Task prompt =>
Reproduce the records below in full and without edits, omitting images.

Supplied information =>
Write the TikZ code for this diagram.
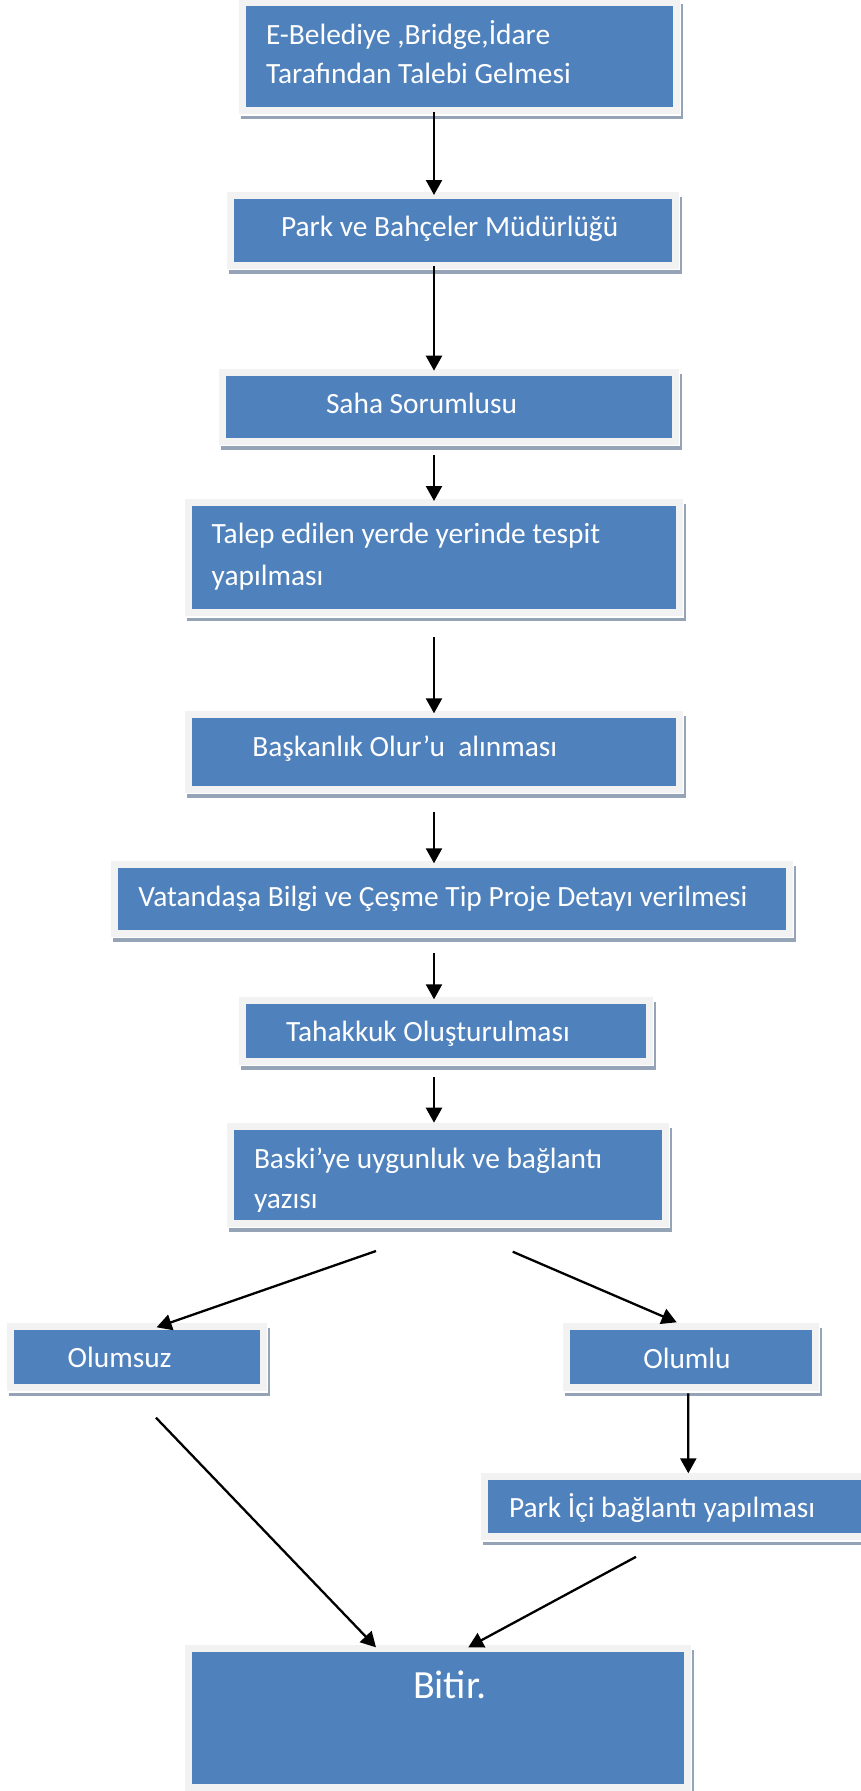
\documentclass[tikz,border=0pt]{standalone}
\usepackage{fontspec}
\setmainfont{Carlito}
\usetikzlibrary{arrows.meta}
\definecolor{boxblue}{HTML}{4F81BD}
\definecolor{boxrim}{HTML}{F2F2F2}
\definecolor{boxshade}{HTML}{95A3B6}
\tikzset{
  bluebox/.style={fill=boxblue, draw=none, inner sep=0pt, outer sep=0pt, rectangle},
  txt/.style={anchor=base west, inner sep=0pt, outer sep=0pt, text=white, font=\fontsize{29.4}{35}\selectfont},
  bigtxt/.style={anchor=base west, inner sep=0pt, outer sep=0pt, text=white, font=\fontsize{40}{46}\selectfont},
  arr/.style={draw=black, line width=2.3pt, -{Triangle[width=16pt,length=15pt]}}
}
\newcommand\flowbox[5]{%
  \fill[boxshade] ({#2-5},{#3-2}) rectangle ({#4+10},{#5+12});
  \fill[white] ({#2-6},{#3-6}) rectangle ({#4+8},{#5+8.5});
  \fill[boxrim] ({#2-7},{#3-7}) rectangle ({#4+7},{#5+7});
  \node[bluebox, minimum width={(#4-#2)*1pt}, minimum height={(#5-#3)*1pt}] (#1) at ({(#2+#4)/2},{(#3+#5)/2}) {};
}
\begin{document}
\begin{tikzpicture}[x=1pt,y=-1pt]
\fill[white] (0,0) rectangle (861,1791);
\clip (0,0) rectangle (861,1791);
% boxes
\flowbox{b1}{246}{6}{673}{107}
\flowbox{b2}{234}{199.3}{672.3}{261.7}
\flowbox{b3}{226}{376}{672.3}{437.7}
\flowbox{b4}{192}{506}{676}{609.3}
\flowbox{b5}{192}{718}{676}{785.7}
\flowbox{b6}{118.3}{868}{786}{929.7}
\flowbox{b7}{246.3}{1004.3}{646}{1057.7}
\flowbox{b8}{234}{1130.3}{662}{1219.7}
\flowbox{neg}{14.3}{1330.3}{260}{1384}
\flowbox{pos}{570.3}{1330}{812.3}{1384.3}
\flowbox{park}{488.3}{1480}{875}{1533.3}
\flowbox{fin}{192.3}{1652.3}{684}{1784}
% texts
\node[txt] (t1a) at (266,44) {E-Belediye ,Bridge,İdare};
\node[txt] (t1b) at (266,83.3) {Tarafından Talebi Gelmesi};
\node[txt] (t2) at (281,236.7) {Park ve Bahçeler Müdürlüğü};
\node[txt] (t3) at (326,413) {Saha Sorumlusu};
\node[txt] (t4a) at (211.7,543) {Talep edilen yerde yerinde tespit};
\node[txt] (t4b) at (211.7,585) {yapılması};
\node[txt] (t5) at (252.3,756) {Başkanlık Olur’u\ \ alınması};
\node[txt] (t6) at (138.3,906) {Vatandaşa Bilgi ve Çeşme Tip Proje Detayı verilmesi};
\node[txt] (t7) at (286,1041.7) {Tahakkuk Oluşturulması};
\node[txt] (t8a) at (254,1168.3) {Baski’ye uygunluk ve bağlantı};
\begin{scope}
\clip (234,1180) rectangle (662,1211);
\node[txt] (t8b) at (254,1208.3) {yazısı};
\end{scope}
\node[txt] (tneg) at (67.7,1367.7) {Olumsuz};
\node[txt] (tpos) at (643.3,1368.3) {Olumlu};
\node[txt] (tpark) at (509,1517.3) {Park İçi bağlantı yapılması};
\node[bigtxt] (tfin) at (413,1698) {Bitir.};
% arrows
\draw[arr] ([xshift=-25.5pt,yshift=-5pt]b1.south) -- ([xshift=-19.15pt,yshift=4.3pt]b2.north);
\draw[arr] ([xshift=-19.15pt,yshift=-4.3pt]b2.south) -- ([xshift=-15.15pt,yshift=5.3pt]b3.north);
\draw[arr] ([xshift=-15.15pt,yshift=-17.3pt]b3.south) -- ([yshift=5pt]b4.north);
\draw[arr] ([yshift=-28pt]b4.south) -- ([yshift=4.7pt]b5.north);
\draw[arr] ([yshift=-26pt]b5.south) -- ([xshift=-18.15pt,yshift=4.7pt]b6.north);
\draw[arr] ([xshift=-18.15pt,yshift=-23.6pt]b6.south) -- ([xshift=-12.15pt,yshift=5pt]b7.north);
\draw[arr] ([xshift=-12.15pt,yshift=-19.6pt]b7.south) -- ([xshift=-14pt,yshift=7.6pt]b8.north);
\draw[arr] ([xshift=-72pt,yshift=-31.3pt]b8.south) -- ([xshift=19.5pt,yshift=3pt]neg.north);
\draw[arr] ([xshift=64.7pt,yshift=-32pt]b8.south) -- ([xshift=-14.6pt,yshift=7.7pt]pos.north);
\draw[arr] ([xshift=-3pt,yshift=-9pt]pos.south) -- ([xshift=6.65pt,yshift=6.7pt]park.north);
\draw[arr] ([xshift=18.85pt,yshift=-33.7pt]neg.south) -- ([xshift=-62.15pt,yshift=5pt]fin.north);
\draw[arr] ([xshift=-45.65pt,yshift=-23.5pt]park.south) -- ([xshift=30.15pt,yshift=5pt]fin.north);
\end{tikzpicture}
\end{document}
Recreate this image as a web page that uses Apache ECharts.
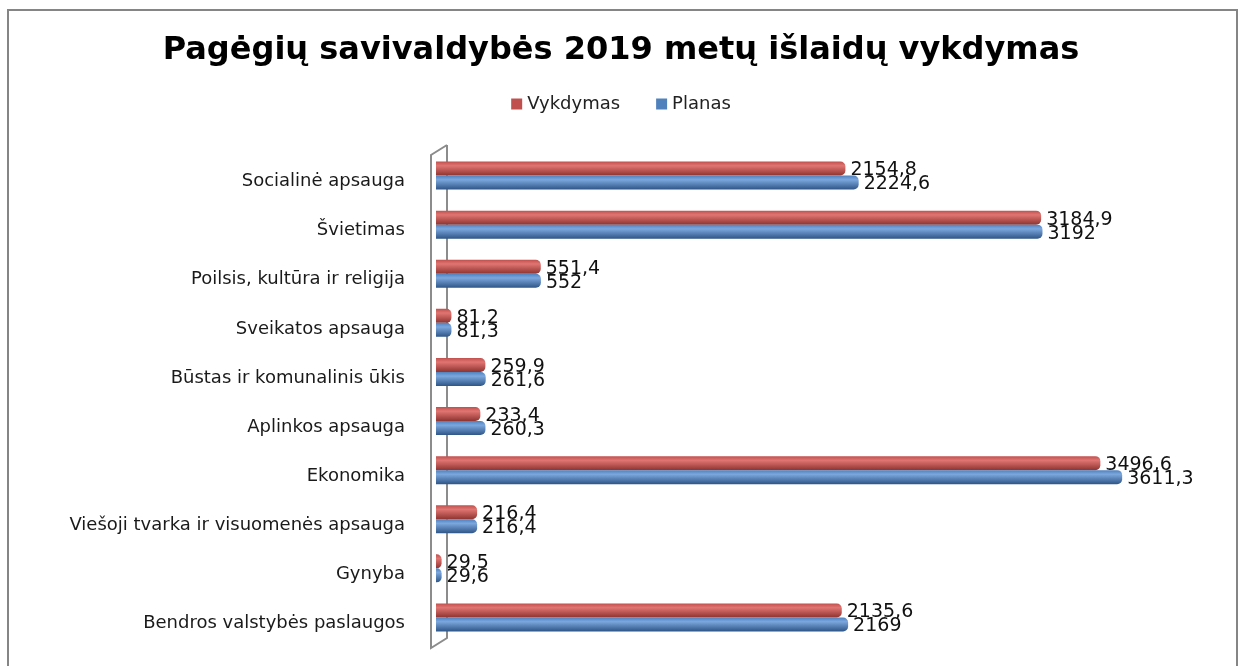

Response below =>
Write the TikZ code for this diagram.
\documentclass[tikz,border=0pt]{standalone}
\usepackage{fontspec}
\setmainfont{Carlito}
\usetikzlibrary{arrows.meta}
\definecolor{boxblue}{HTML}{4F81BD}
\definecolor{boxrim}{HTML}{F2F2F2}
\definecolor{boxshade}{HTML}{95A3B6}
\tikzset{
  bluebox/.style={fill=boxblue, draw=none, inner sep=0pt, outer sep=0pt, rectangle},
  txt/.style={anchor=base west, inner sep=0pt, outer sep=0pt, text=white, font=\fontsize{29.4}{35}\selectfont},
  bigtxt/.style={anchor=base west, inner sep=0pt, outer sep=0pt, text=white, font=\fontsize{40}{46}\selectfont},
  arr/.style={draw=black, line width=2.3pt, -{Triangle[width=16pt,length=15pt]}}
}
\newcommand\flowbox[5]{%
  \fill[boxshade] ({#2-5},{#3-2}) rectangle ({#4+10},{#5+12});
  \fill[white] ({#2-6},{#3-6}) rectangle ({#4+8},{#5+8.5});
  \fill[boxrim] ({#2-7},{#3-7}) rectangle ({#4+7},{#5+7});
  \node[bluebox, minimum width={(#4-#2)*1pt}, minimum height={(#5-#3)*1pt}] (#1) at ({(#2+#4)/2},{(#3+#5)/2}) {};
}
\begin{document}
\begin{tikzpicture}[x=1pt,y=-1pt]
\fill[white] (0,0) rectangle (861,1791);
\clip (0,0) rectangle (861,1791);
% boxes
\flowbox{b1}{246}{6}{673}{107}
\flowbox{b2}{234}{199.3}{672.3}{261.7}
\flowbox{b3}{226}{376}{672.3}{437.7}
\flowbox{b4}{192}{506}{676}{609.3}
\flowbox{b5}{192}{718}{676}{785.7}
\flowbox{b6}{118.3}{868}{786}{929.7}
\flowbox{b7}{246.3}{1004.3}{646}{1057.7}
\flowbox{b8}{234}{1130.3}{662}{1219.7}
\flowbox{neg}{14.3}{1330.3}{260}{1384}
\flowbox{pos}{570.3}{1330}{812.3}{1384.3}
\flowbox{park}{488.3}{1480}{875}{1533.3}
\flowbox{fin}{192.3}{1652.3}{684}{1784}
% texts
\node[txt] (t1a) at (266,44) {E-Belediye ,Bridge,İdare};
\node[txt] (t1b) at (266,83.3) {Tarafından Talebi Gelmesi};
\node[txt] (t2) at (281,236.7) {Park ve Bahçeler Müdürlüğü};
\node[txt] (t3) at (326,413) {Saha Sorumlusu};
\node[txt] (t4a) at (211.7,543) {Talep edilen yerde yerinde tespit};
\node[txt] (t4b) at (211.7,585) {yapılması};
\node[txt] (t5) at (252.3,756) {Başkanlık Olur’u\ \ alınması};
\node[txt] (t6) at (138.3,906) {Vatandaşa Bilgi ve Çeşme Tip Proje Detayı verilmesi};
\node[txt] (t7) at (286,1041.7) {Tahakkuk Oluşturulması};
\node[txt] (t8a) at (254,1168.3) {Baski’ye uygunluk ve bağlantı};
\begin{scope}
\clip (234,1180) rectangle (662,1211);
\node[txt] (t8b) at (254,1208.3) {yazısı};
\end{scope}
\node[txt] (tneg) at (67.7,1367.7) {Olumsuz};
\node[txt] (tpos) at (643.3,1368.3) {Olumlu};
\node[txt] (tpark) at (509,1517.3) {Park İçi bağlantı yapılması};
\node[bigtxt] (tfin) at (413,1698) {Bitir.};
% arrows
\draw[arr] ([xshift=-25.5pt,yshift=-5pt]b1.south) -- ([xshift=-19.15pt,yshift=4.3pt]b2.north);
\draw[arr] ([xshift=-19.15pt,yshift=-4.3pt]b2.south) -- ([xshift=-15.15pt,yshift=5.3pt]b3.north);
\draw[arr] ([xshift=-15.15pt,yshift=-17.3pt]b3.south) -- ([yshift=5pt]b4.north);
\draw[arr] ([yshift=-28pt]b4.south) -- ([yshift=4.7pt]b5.north);
\draw[arr] ([yshift=-26pt]b5.south) -- ([xshift=-18.15pt,yshift=4.7pt]b6.north);
\draw[arr] ([xshift=-18.15pt,yshift=-23.6pt]b6.south) -- ([xshift=-12.15pt,yshift=5pt]b7.north);
\draw[arr] ([xshift=-12.15pt,yshift=-19.6pt]b7.south) -- ([xshift=-14pt,yshift=7.6pt]b8.north);
\draw[arr] ([xshift=-72pt,yshift=-31.3pt]b8.south) -- ([xshift=19.5pt,yshift=3pt]neg.north);
\draw[arr] ([xshift=64.7pt,yshift=-32pt]b8.south) -- ([xshift=-14.6pt,yshift=7.7pt]pos.north);
\draw[arr] ([xshift=-3pt,yshift=-9pt]pos.south) -- ([xshift=6.65pt,yshift=6.7pt]park.north);
\draw[arr] ([xshift=18.85pt,yshift=-33.7pt]neg.south) -- ([xshift=-62.15pt,yshift=5pt]fin.north);
\draw[arr] ([xshift=-45.65pt,yshift=-23.5pt]park.south) -- ([xshift=30.15pt,yshift=5pt]fin.north);
\end{tikzpicture}
\end{document}
Recreate this image as a web page that uses Apache ECharts.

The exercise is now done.